In developing economies of the world, people erroneously think and believe that it is too hard if not impossible to access and repay mortgage facility.
This view is basically because people sometimes most often lack basic knowledge of mortgage financing. In this write up, we will take you through SEVEN steps that will help you have a sound pre-assessment of yourself.
Check your income: First step is to objectively evaluate and review your monthly income against your expenses. By this, you arrive at your net monthly income.
Check your savings: Second step is to check your savings. Is your savings steady? Sometimes ask yourself ‘’ Am I saving or consuming all my income’’.
Check your credit record: Do you have existing loan(s)? How much of my income is used to service loan(s) every month? Which loan habit should I drop from my financial life? Credit purchases, credit card, credit shopping, constant exposure to micro credit etc.? This questions are necessary owing to the financial fact that you can only use 33.3% of your monthly income to repayment facility except if you are earning above N500,000.00 (by Nigerian Mortgage Refinancing Company (NMRC) underwriting standard). Therefore, if you do have such facilities running ensure you liquidate them and collect letter of non-indebtedness from the institutions.
Prepare your documents: The forth process is preparing and gathering of your documents both financial and employment/identification. This stage is very essential though sometimes you may not know the expected documents. However, you can contact a mortgage institution for clarification on needed documents.
Determine your down payment: This stage is essentially important because it contains sufficient condition for capacity testing in mortgage financing. It is called equity contribution it is that percentage of the cost of the property that you are expected to put down at the onset. It is your stake in the property. It ranges from 20% to 30% of the cost of the property (NMRC underwriting standard). However you can contribution above the standard which reduces your repayment amount.
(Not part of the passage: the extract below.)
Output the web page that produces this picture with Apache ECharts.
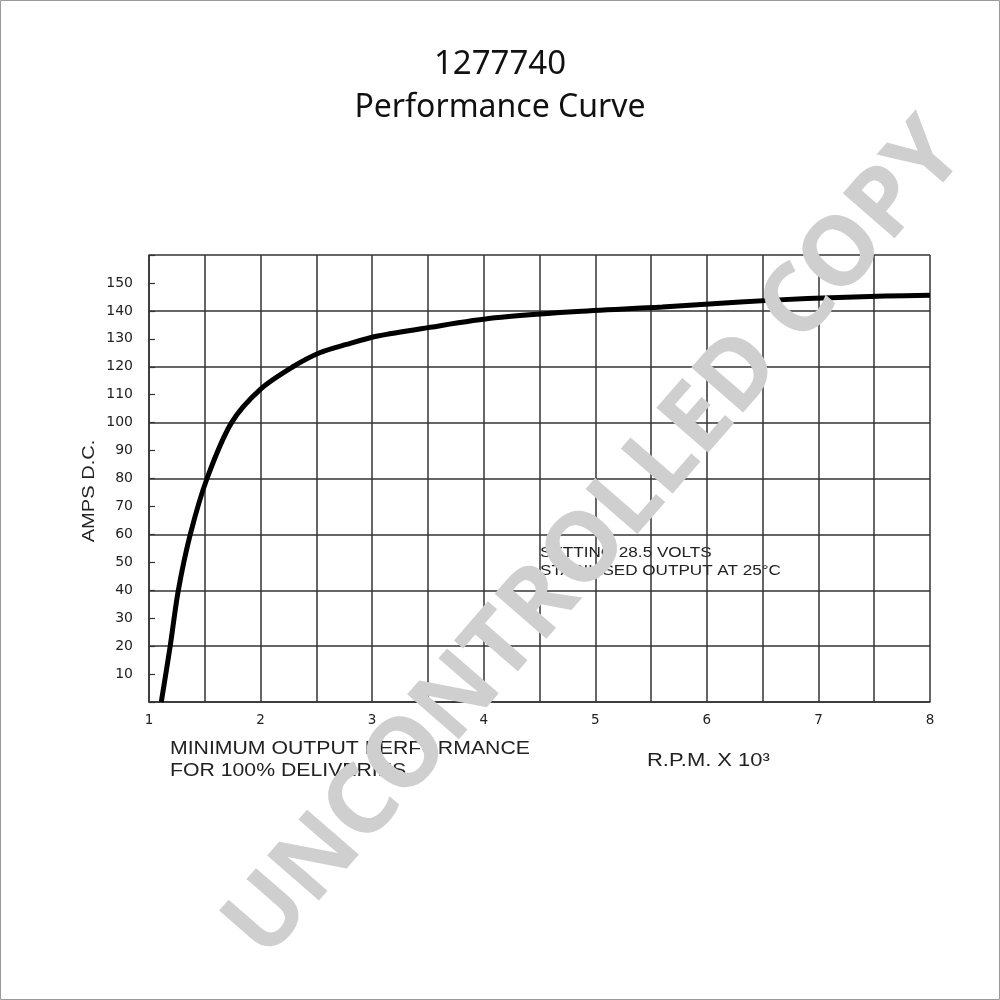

Identify a property: At this point, having ascertain your income, savings, credit exposure, repayment (which falls within 33.3% of your monthly income) and documentation. It is advisable to start your search for property that falls within your income and repayment ability. Property search can be done via property agents, property magazines, internet, mortgage bank websites etc.
Contact a Mortgage bank: This is the push stage where it is essential for you to contact a mortgage bank for further information on the facility you are looking at.